Mark Pisoni was born to work the land.
Patrick Cavanaugh

In the Vegetables West piece, Mark, with typical grace, spends as much time in this feature story discussing the work of his excellent farm team as he does discussing himself and his family. In his role as steward of Pisoni Farms, just as in his job as vineyard manager, Mark sustains family tradition even as he furthers it. If he and his brother Jeff, the family’s vintner, are “blessed to be mentored by my grandparents and my dad, Gary Pisoni,” they are equally fortunate to have the expert help of “our dedicated farm team,” people “are willing to share their ideas on the farm, which helps us become better farmers,” Mark explains.
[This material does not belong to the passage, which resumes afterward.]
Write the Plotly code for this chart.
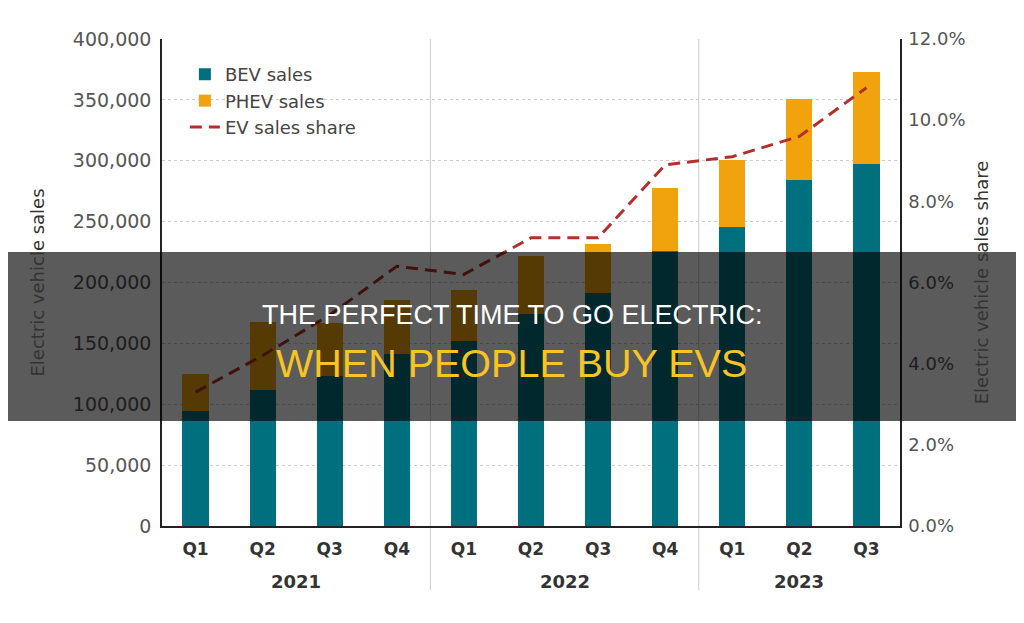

Among the individuals who “are mentors and teachers for me,” he names right-hand man Jesús Camacho, who has been working with the Pisoni family since Edward and Jane Pisoni first began farming in the Salinas Valley just after WWII. Then there is the “super talented” Jazmin Lopez, who has been working closely with Mark since 2015 as manager of Pisoni Farm’s compliance and wide-ranging sustainability programs, and who has not only helped the family save energy but who also maintains its insectary that promotes populations of beneficial insects.

It is a welcome surprise, as we look ahead to spring and summer vegetable crops and the grape harvest that follows them, to see Mark and his farm team honored by the magazine.